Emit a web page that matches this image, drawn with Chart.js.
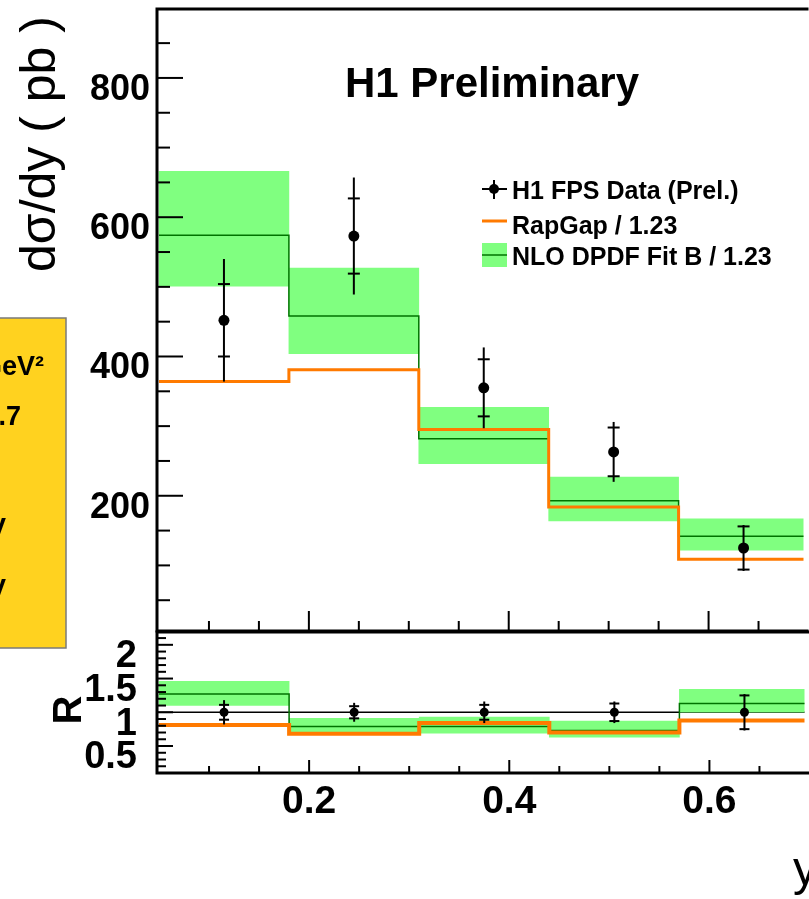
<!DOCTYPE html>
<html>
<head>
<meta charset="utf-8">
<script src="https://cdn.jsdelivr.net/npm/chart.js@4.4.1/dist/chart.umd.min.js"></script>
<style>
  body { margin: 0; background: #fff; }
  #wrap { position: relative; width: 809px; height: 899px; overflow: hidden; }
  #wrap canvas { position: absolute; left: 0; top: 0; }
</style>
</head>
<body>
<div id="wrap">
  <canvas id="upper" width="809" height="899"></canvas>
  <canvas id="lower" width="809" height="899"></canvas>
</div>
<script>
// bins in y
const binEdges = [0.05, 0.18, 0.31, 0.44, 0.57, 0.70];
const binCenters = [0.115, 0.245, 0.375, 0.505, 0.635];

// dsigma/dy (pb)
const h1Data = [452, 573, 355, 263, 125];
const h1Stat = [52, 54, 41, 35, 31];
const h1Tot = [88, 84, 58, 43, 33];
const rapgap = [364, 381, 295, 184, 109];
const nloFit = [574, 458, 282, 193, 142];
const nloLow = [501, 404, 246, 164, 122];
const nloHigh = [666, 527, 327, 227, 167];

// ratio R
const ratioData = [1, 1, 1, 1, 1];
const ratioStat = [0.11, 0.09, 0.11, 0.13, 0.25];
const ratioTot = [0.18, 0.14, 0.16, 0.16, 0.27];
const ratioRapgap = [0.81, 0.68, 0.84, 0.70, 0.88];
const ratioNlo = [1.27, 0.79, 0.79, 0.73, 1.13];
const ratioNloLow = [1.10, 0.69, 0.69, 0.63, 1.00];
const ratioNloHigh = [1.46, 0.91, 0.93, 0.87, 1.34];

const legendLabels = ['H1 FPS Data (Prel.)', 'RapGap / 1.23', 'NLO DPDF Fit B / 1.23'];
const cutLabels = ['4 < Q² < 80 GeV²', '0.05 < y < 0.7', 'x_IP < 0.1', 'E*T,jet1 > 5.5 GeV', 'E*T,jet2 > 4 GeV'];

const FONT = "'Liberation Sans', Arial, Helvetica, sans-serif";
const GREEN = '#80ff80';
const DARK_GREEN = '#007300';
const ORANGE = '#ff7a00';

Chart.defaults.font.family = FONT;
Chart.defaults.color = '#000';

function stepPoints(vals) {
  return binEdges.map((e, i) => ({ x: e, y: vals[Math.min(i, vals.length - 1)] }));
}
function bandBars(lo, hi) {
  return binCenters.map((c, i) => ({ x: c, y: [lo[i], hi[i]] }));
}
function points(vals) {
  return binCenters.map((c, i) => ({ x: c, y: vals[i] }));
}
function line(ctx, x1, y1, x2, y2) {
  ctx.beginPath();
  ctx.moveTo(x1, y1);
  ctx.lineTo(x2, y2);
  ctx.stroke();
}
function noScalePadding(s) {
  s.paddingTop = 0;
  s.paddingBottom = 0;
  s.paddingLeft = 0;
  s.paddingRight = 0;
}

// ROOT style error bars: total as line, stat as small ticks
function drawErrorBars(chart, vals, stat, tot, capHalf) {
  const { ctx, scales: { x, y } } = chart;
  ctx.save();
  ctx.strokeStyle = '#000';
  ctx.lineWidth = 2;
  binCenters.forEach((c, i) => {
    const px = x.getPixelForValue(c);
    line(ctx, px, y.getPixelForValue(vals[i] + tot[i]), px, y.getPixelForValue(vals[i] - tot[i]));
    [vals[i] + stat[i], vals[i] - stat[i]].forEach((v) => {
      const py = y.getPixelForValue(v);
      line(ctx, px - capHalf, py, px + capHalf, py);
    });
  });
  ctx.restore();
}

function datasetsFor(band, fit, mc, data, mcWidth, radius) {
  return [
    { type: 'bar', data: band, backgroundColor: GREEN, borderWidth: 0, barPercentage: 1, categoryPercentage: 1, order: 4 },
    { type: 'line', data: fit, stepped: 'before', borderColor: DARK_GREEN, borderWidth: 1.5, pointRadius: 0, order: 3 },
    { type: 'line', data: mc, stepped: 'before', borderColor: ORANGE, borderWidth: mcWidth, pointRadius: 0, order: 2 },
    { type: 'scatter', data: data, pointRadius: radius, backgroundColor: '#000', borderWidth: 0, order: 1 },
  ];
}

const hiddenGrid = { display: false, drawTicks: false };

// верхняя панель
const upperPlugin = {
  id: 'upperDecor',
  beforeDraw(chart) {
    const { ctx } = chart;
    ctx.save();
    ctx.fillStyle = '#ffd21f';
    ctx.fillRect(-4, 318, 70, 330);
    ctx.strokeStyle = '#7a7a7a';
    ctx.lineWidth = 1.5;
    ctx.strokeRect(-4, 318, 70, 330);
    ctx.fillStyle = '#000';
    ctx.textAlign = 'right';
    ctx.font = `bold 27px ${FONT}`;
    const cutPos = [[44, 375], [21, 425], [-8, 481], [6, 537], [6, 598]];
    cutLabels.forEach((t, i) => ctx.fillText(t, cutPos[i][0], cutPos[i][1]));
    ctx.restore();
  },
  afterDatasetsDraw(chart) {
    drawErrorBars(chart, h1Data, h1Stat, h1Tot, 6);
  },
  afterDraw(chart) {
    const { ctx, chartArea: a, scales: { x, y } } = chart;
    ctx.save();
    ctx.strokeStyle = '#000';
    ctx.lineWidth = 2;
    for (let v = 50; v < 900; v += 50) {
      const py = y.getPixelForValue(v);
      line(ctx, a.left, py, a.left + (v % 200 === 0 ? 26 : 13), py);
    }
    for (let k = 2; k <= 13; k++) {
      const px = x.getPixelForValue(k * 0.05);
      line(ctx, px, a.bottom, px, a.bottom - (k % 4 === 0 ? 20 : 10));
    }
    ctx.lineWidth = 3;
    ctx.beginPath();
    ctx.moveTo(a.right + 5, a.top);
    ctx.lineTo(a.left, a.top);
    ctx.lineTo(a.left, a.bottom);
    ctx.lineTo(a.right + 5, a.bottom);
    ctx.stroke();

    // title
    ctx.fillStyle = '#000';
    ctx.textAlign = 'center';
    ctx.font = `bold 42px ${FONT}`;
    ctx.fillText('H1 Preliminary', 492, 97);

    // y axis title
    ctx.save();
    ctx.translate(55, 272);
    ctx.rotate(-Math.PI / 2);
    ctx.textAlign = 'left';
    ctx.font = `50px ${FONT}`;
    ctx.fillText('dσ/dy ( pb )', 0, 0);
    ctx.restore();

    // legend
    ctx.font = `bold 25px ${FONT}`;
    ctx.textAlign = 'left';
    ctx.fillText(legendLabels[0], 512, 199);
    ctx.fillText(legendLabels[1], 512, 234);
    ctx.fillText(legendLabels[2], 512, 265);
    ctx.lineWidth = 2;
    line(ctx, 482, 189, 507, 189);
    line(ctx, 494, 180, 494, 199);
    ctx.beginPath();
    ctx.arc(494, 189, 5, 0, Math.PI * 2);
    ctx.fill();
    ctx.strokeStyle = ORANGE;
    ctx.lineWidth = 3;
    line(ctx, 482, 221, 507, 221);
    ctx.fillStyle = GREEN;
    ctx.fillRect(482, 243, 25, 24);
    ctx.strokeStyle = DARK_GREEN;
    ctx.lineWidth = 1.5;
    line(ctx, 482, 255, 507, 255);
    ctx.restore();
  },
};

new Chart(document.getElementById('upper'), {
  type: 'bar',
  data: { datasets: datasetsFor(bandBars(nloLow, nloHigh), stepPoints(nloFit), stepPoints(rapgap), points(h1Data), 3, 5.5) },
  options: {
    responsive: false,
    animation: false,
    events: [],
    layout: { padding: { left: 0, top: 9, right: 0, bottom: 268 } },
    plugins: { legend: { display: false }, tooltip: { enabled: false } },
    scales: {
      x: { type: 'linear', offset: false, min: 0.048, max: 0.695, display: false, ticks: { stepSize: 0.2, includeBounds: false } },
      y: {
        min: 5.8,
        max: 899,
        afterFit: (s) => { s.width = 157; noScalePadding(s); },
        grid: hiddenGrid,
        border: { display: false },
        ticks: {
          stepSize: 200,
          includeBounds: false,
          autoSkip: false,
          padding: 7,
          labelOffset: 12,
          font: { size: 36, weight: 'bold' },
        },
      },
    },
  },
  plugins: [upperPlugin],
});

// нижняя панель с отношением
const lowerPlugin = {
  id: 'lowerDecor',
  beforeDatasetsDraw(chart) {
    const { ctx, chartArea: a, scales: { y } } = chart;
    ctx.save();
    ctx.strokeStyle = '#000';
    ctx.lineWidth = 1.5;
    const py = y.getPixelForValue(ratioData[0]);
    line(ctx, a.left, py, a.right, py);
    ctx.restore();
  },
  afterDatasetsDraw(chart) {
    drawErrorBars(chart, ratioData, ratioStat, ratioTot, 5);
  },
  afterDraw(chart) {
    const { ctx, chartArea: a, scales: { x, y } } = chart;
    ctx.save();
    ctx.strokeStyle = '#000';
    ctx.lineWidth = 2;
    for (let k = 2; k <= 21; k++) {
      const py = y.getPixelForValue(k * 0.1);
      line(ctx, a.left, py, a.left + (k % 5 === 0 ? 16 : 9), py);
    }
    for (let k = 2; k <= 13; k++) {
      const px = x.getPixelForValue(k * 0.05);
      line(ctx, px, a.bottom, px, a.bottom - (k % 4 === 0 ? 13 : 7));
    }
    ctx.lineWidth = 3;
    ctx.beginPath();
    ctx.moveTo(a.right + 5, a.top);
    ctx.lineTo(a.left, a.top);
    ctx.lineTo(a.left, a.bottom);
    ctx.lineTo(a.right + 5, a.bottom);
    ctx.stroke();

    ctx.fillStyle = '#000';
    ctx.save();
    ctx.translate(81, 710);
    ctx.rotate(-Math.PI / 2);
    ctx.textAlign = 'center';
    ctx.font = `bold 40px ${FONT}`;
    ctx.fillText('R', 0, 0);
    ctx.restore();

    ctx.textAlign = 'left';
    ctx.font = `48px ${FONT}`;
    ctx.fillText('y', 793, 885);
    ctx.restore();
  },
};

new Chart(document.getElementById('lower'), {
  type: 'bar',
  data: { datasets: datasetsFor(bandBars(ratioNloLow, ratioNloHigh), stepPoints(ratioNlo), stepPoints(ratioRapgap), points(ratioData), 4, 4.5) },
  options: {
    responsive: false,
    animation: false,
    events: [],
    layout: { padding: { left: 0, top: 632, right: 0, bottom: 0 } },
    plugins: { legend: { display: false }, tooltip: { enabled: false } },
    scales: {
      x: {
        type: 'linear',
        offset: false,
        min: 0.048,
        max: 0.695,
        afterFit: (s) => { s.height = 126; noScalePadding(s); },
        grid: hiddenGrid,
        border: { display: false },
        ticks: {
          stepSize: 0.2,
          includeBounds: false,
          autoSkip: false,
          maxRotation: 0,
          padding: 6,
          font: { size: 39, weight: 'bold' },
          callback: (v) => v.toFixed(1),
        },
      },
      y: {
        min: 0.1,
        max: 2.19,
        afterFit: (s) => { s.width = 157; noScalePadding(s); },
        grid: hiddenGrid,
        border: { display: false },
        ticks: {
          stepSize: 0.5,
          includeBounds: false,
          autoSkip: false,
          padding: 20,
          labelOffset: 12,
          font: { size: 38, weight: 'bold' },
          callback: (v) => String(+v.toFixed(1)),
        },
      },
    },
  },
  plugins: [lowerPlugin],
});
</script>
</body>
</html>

INSTRUCTIONS TO FOLLOW: From the first line of the material down to the line containing "const cutLabels = ['4", inclusive, return each line exactly, skipping any picture.

THE ANSWER:
Emit a web page that matches this image, drawn with Chart.js.
<!DOCTYPE html>
<html>
<head>
<meta charset="utf-8">
<script src="https://cdn.jsdelivr.net/npm/chart.js@4.4.1/dist/chart.umd.min.js"></script>
<style>
  body { margin: 0; background: #fff; }
  #wrap { position: relative; width: 809px; height: 899px; overflow: hidden; }
  #wrap canvas { position: absolute; left: 0; top: 0; }
</style>
</head>
<body>
<div id="wrap">
  <canvas id="upper" width="809" height="899"></canvas>
  <canvas id="lower" width="809" height="899"></canvas>
</div>
<script>
// bins in y
const binEdges = [0.05, 0.18, 0.31, 0.44, 0.57, 0.70];
const binCenters = [0.115, 0.245, 0.375, 0.505, 0.635];

// dsigma/dy (pb)
const h1Data = [452, 573, 355, 263, 125];
const h1Stat = [52, 54, 41, 35, 31];
const h1Tot = [88, 84, 58, 43, 33];
const rapgap = [364, 381, 295, 184, 109];
const nloFit = [574, 458, 282, 193, 142];
const nloLow = [501, 404, 246, 164, 122];
const nloHigh = [666, 527, 327, 227, 167];

// ratio R
const ratioData = [1, 1, 1, 1, 1];
const ratioStat = [0.11, 0.09, 0.11, 0.13, 0.25];
const ratioTot = [0.18, 0.14, 0.16, 0.16, 0.27];
const ratioRapgap = [0.81, 0.68, 0.84, 0.70, 0.88];
const ratioNlo = [1.27, 0.79, 0.79, 0.73, 1.13];
const ratioNloLow = [1.10, 0.69, 0.69, 0.63, 1.00];
const ratioNloHigh = [1.46, 0.91, 0.93, 0.87, 1.34];

const legendLabels = ['H1 FPS Data (Prel.)', 'RapGap / 1.23', 'NLO DPDF Fit B / 1.23'];
const cutLabels = ['4 < Q² < 80 GeV²', '0.05 < y < 0.7', 'x_IP < 0.1', 'E*T,jet1 > 5.5 GeV', 'E*T,jet2 > 4 GeV'];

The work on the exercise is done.